L’espionnage et le renseignement au Moyen Âge

Souvenez-vous, nous avons déjà évoqué l’espionnage à l’époque médiévale à quelques reprises : dans l’épisode 5 avec Vincent Lethumier et les messagers de guerre puis dans l’épisode 25 à propos de l’espionnage pendant les croisades avec Valentin Baricault. Les invités de cet épisode nous rafraîchissent néanmoins la mémoire :
“L’espionnage au Moyen Âge c’est complexe à définir en termes de mots, d’acteurs… C’est une activité multiforme” – Christophe Gros
Comme souvent à l’époque médiévale, nous trouvons dans les sources plusieurs mots pour désigner une pratique ou un concept, rendant sa définition difficile à appréhender. Concernant l’espionnage à l’époque médiévale, Christophe Gros explique qu’il peut en réalité être désigné de différentes manières : espier, oreiller, oir, écouter… On trouve encore d’autres termes pour désigner ceux qui le pratique : exploratores, procuratores, nuntius ou encore ambassadeurs à partir XIVe siècle… A cela s’ajoute le fait que cela puisse concerner un grand nombre de personnes ayant des statuts variés : hommes d’armes, marchands, exilés ou réfugiés politiques, officiers de police, secrétaires… et parfois même des moines !
Selon Christophe Gros il faut voir l’espionnage comme une activité conjoncturelle dans le cadre de guerres ou sur des opérations de plus longues durée lorsqu’acquérir des informations diplomatiques, politiques, militaires, ou même scientifiques devient nécessaire. Les premiers à mettre cette pratique en action sont les communes italiennes afin de récolter des renseignements sur les cités-États rivales. Il faut ensuite attendre un peu pour que des cellules de renseignements soient définitivement intégrées dans les administrations étatiques.
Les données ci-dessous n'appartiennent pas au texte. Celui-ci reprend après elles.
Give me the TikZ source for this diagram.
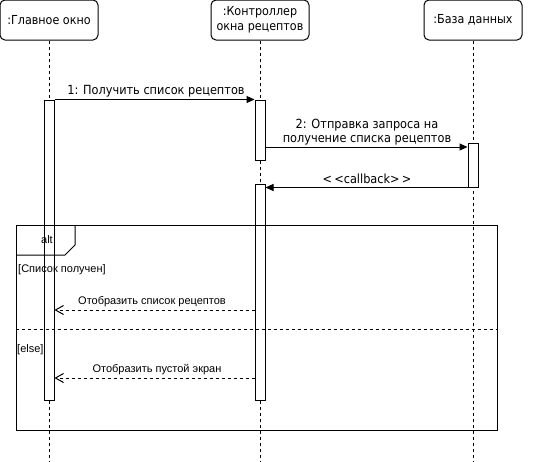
\documentclass[tikz,border=0pt]{standalone}
\usepackage{fontspec}
\setmainfont{DejaVu Sans Condensed}
\newfontfamily\framefont{Liberation Sans}
\usetikzlibrary{arrows.meta}

\tikzset{
  head/.style={rectangle, rounded corners=5pt, draw, line width=1pt, minimum width=98pt, minimum height=40pt, align=center, inner sep=1pt, font=\fontsize{12.4}{14.5}\selectfont},
  act/.style={rectangle, draw, fill=white, line width=1pt, minimum width=10pt, inner sep=0pt},
  lifeline/.style={line width=1pt, dash pattern=on 3pt off 3pt},
  msg/.style={line width=1pt, -{Triangle[length=8pt,width=7pt]}},
  ret/.style={line width=1pt, dash pattern=on 3pt off 3pt, -{Straight Barb[length=8pt,width=9pt]}},
  msglabel/.style={font=\fontsize{12.6}{14}\selectfont, align=center, inner sep=1pt},
  framelabel/.style={font=\framefont\fontsize{11}{13}\selectfont, inner sep=1pt}
}

\begin{document}
\begin{tikzpicture}[x=1pt, y=-1pt]
  \useasboundingbox (0,0) rectangle (533,461);

  % participants
  \node[head] (main) at (49,20) {:Главное окно};
  \node[head] (ctrl) at (260,20) {:Контроллер\\окна рецептов};
  \node[head] (db) at (473,20) {:База данных};

  % lifelines
  \coordinate (mainEnd) at (49,461);
  \coordinate (ctrlEnd) at (260,461);
  \coordinate (dbEnd) at (473,461);
  \draw[lifeline] (main.south) -- (mainEnd);
  \draw[lifeline] (ctrl.south) -- (ctrlEnd);
  \draw[lifeline] (db.south) -- (dbEnd);

  % activations
  \node[act, minimum height=300pt] (mainAct) at (49,250) {};
  \node[act, minimum height=60pt] (ctrlAct1) at (260,130) {};
  \node[act, minimum height=216pt] (ctrlAct2) at (260,292) {};
  \node[act, minimum height=44pt] (dbAct) at (473,165) {};

  % messages
  \draw[msg] (mainAct.north east) -- (ctrlAct1.north west);
  \node[msglabel] (m1) at (156,91) {1: Получить список рецептов};

  \draw[msg] (ctrlAct1.east |- 0,147) -- (dbAct.west |- 0,147);
  \node[msglabel] (m2) at (367,132) {2: Отправка запроса на\\получение списка рецептов};

  \draw[msg] (dbAct.south west) -- (ctrlAct2.east |- dbAct.south);
  \node[msglabel] (cb) at (367,179) {{<}\,{<}callback{>}\,{>}};

  % alt fragment
  \node[draw, line width=1pt, anchor=north west, minimum width=481pt, minimum height=205pt, inner sep=0pt] (altFrame) at (16,225) {};
  \draw[line width=1pt] (altFrame.north west) ++(59,0) -- ++(0,20) -- ++(-10,10) -- (altFrame.west |- 0,255);
  \node[framelabel] (altLabel) at (47,240) {alt};
  \node[framelabel, anchor=west] (guard1) at (17,270) {[Список получен]};

  \draw[ret] (ctrlAct2.west |- 0,310) -- (mainAct.east |- 0,310);
  \node[framelabel] (r1) at (152,302) {Отобразить список рецептов};

  \draw[lifeline] (altFrame.west |- 0,329) -- (altFrame.east |- 0,329);
  \node[framelabel, anchor=west] (guard2) at (16,350) {[else]};

  \draw[ret] (ctrlAct2.west |- 0,378) -- (mainAct.east |- 0,378);
  \node[framelabel] (r2) at (157,370) {Отобразить пустой экран};
\end{tikzpicture}
\end{document}
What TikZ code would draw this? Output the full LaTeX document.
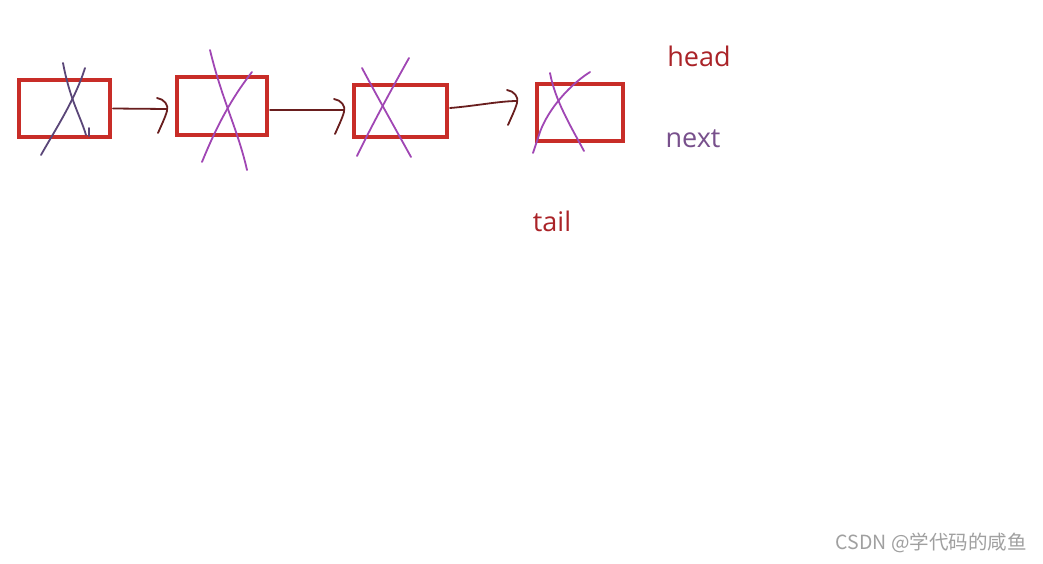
\documentclass[tikz,border=0pt]{standalone}
\usepackage{fontspec}
\setmainfont{Open Sans}
\newfontfamily\cjk{Noto Sans CJK SC}
\definecolor{boxred}{RGB}{200,45,40}
\definecolor{crosspurple}{RGB}{160,70,180}
\definecolor{darkcross}{RGB}{90,70,120}
\definecolor{arrowcol}{RGB}{105,30,30}
\definecolor{headcol}{RGB}{170,35,40}
\definecolor{nextcol}{RGB}{120,80,140}
\definecolor{wmark}{RGB}{160,160,160}
\begin{document}
\begin{tikzpicture}[x=1pt,y=-1pt,
  nodebox/.style={draw=boxred,line width=4.8pt,inner sep=0pt,outer sep=0pt},
  arrline/.style={draw=arrowcol,line width=1.8pt,line cap=round},
  xline/.style={draw=crosspurple,line width=1.8pt,line cap=round},
  xdark/.style={draw=darkcross,line width=1.8pt,line cap=round},
  lbl/.style={font=\fontsize{27}{32}\selectfont,inner sep=0pt},
  hookpic/.pic={\draw[arrline] (-10,-11) .. controls (-3,-10) and (2,-4) .. (0,2) .. controls (-2,9) and (-6,17) .. (-9,24);}
]
\useasboundingbox[fill=white] (0,0) rectangle (1043,563);
% boxes
\node[nodebox,minimum width=91pt,minimum height=57pt] (b1) at (64.5,108.5) {};
\node[nodebox,minimum width=90pt,minimum height=58pt] (b2) at (222,106) {};
\node[nodebox,minimum width=93pt,minimum height=52pt] (b3) at (400.5,111) {};
\node[nodebox,minimum width=86pt,minimum height=57pt] (b4) at (580,112.5) {};
% arrows
\coordinate (t1) at (167,109);
\coordinate (t2) at (344,110);
\coordinate (t3) at (517,101);
\draw[arrline] ([xshift=3pt]b1.east) -- (t1);
\pic at (t1) {hookpic};
\draw[arrline] ([xshift=3pt]b2.east |- t2) -- (t2);
\pic at (t2) {hookpic};
\draw[arrline] ([xshift=3pt]b3.east |- 0,108) .. controls (475,106) and (500,101) .. (t3);
\pic at (t3) {hookpic};
% crosses
\draw[xdark] (63,63) .. controls (70,100) and (80,115) .. (86,135);
\draw[xdark] (89,128) -- (89,136);
\draw[xdark] (85,68) .. controls (75,100) and (55,130) .. (41,155);
\draw[xline] (210,50) .. controls (222,100) and (238,130) .. (247,170);
\draw[xline] (252,72) .. controls (230,100) and (215,130) .. (202,162);
\draw[xline] (362,68) .. controls (378,98) and (395,128) .. (411,157);
\draw[xline] (409,58) .. controls (390,92) and (372,125) .. (357,156);
\draw[xline] (550,73) .. controls (555,100) and (570,125) .. (584,151);
\draw[xline] (590,72) .. controls (565,88) and (545,115) .. (539,135) -- (533,153);
% labels
\node[lbl,text=headcol] (head) at (699,56) {head};
\node[lbl,text=nextcol] (next) at (693,139) {next};
\node[lbl,text=headcol] (tail) at (552,221) {tail};
\node[inner sep=0pt,text=wmark,anchor=east,font=\cjk\fontsize{19.5}{23}\selectfont] (wm) at (1027,543) {CSDN @学代码的咸鱼};
\end{tikzpicture}
\end{document}
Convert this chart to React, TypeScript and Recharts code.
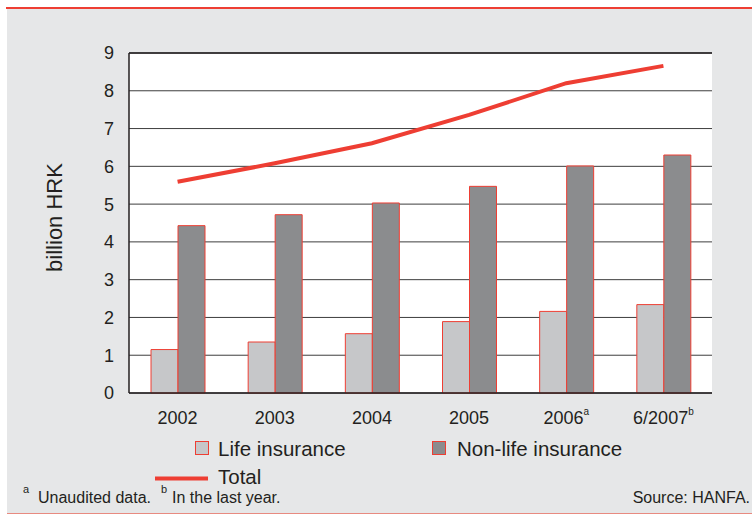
import React from 'react';
import { ComposedChart, Bar, Line, XAxis, YAxis, CartesianGrid } from 'recharts';

const categories = ['2002', '2003', '2004', '2005', '2006', '6/2007'];
const footMarks = ['', '', '', '', 'a', 'b'];
const lifeInsurance = [1.15, 1.35, 1.57, 1.89, 2.16, 2.34];
const nonLifeInsurance = [4.43, 4.72, 5.03, 5.47, 6.01, 6.3];
const totalValues = [5.59, 6.08, 6.61, 7.36, 8.2, 8.66];
const yTicks = [0, 1, 2, 3, 4, 5, 6, 7, 8, 9];

const data = categories.map((c, i) => ({
  name: c,
  mark: footMarks[i],
  life: lifeInsurance[i],
  nonLife: nonLifeInsurance[i],
  total: totalValues[i],
}));

const FONT = '"Liberation Sans", Arial, Helvetica, sans-serif';
const TEXT = '#231f20';
const RED = '#ee3e33';
const LIFE = '#c6c7c9';
const NONLIFE = '#8b8c8e';
const BG = '#e6e7e8';

const XTick = (props: any) => {
  const { x, y, payload } = props;
  const idx = categories.indexOf(payload.value);
  const mark = footMarks[idx] || '';
  return (
    <text x={x} y={y + 31} textAnchor="middle" fontSize={18} fill={TEXT} fontFamily={FONT}>
      {payload.value}
      {mark ? (
        <tspan fontSize={10} dy={-9}>{mark}</tspan>
      ) : null}
    </text>
  );
};

export default function App() {
  return (
    <div style={{ position: 'absolute', left: 0, top: 0, width: 752, height: 514, fontFamily: FONT }}>
      <div style={{ position: 'absolute', left: 7, top: 9, width: 745, height: 504, background: BG }} />
      <div style={{ position: 'absolute', left: 6, top: 6.5, width: 746, height: 2.5, background: RED }} />
      <div style={{ position: 'absolute', left: 7, top: 512.5, width: 745, height: 1, background: '#e88a80' }} />
      <div style={{ position: 'absolute', left: 0, top: 0 }}>
        <ComposedChart
          width={752}
          height={514}
          data={data}
          margin={{ top: 53, right: 40, bottom: 91, left: 69 }}
          barGap={0}
        >
          <CartesianGrid yAxisId="left" vertical={false} stroke="#3d3d3d" strokeWidth={1} fill="#ffffff" />
          <XAxis
            dataKey="name"
            height={30}
            tickSize={0}
            tickMargin={0}
            tick={<XTick />}
            interval={0}
            axisLine={{ stroke: TEXT, strokeWidth: 1.5 }}
            tickLine={false}
          />
          <YAxis
            yAxisId="left"
            width={60}
            domain={[0, 9]}
            ticks={yTicks}
            interval={0}
            tickSize={0}
            tickMargin={15}
            tickLine={false}
            axisLine={{ stroke: TEXT, strokeWidth: 1.5 }}
            tick={{ fontSize: 18, fill: TEXT, fontFamily: FONT }}
          />
          <YAxis
            yAxisId="right"
            orientation="right"
            width={0}
            domain={[0, 9]}
            tick={false}
            tickLine={false}
            axisLine={{ stroke: TEXT, strokeWidth: 1.5 }}
          />
          <Bar yAxisId="left" dataKey="life" barSize={27} fill={LIFE} stroke={RED} strokeWidth={1} isAnimationActive={false} />
          <Bar yAxisId="left" dataKey="nonLife" barSize={27} fill={NONLIFE} stroke={RED} strokeWidth={1} isAnimationActive={false} />
          <Line yAxisId="left" type="linear" dataKey="total" stroke={RED} strokeWidth={4} dot={false} isAnimationActive={false} />
        </ComposedChart>
      </div>
      <svg
        width={752}
        height={514}
        style={{ position: 'absolute', left: 0, top: 0, pointerEvents: 'none' }}
        fontFamily={FONT}
      >
        <line x1={129} y1={53} x2={712} y2={53} stroke={TEXT} strokeWidth={1.5} />
        <text transform="translate(62,217.5) rotate(-90)" textAnchor="middle" fontSize={22} fill={TEXT}>
          billion HRK
        </text>
        <rect x={195.5} y={441.5} width={13} height={13} fill={LIFE} stroke={RED} strokeWidth={1} />
        <text x={218} y={456} fontSize={20.5} fill={TEXT}>Life insurance</text>
        <rect x={432.5} y={441.5} width={13} height={13} fill={NONLIFE} stroke={RED} strokeWidth={1} />
        <text x={457} y={456} fontSize={20.5} fill={TEXT}>Non-life insurance</text>
        <line x1={155} y1={478.5} x2={208} y2={478.5} stroke={RED} strokeWidth={4} />
        <text x={218} y={484} fontSize={20.5} fill={TEXT}>Total</text>
        <text x={23} y={493} fontSize={11} fill={TEXT}>a</text>
        <text x={38} y={503} fontSize={16} fill={TEXT}>Unaudited data.</text>
        <text x={161} y={493} fontSize={11} fill={TEXT}>b</text>
        <text x={172} y={503} fontSize={16} fill={TEXT}>In the last year.</text>
        <text x={750} y={503} fontSize={16} fill={TEXT} textAnchor="end">Source: HANFA.</text>
      </svg>
    </div>
  );
}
Mais pour bien appréhender la pratique de l’espionnage du Moyen Âge il faut aussi la voir comme une continuité avec l’Antiquité, en particulier l’Antiquité romaine. Les médiévaux lisent les écrits militaires romains, les traduisent en langues vulgaires et s’en inspirent. Brice Jourdan-Caline explicite cela en montrant comment les écrits de Végèce ont pu inspirer la rédaction des traités de souverains médiévaux, premières vraies sources des espions au Moyen Âge. C’est notamment le cas du côté de Byzance avec le De administrando Imperio du roi Constantin VII Porphyrogénète.
Ainsi, malgré les problèmes de vocabulaire et le fait que, comme Christine Gadrat-Ouerfelli le rappelle, il n’existe pas de moine espion professionnel tant il s’agit le plus souvent d’une activité temporaire le temps de quelques missions, rassurez-vous : on trouve bien évidemment dans les sources l’existence de pratiques d’espionnage de la part de nos moines ! Amela Saric le confirme : les membres du clergé séculier ou régulier sont des acteurs courants de cette pratique, identifiables dans diverses sources de la pratique.
Les caractéristiques spécifiques des moines espions
“Ils bénéficient aussi d’une sorte d’immunité parce que bon… frapper un moine c’est mal vu…” – Brice Jourdan-Calone
Mais alors, si cette pratique peut concerner différentes personnes, qu’est ce que les moines ont que les autres espions n’ont pas ? Christine Gadrat-Ouerfelli nous dresse la liste de pourquoi les moines, et surtout les membres des ordres mendiants, peuvent être les parfaits agents 007 du Moyen Âge.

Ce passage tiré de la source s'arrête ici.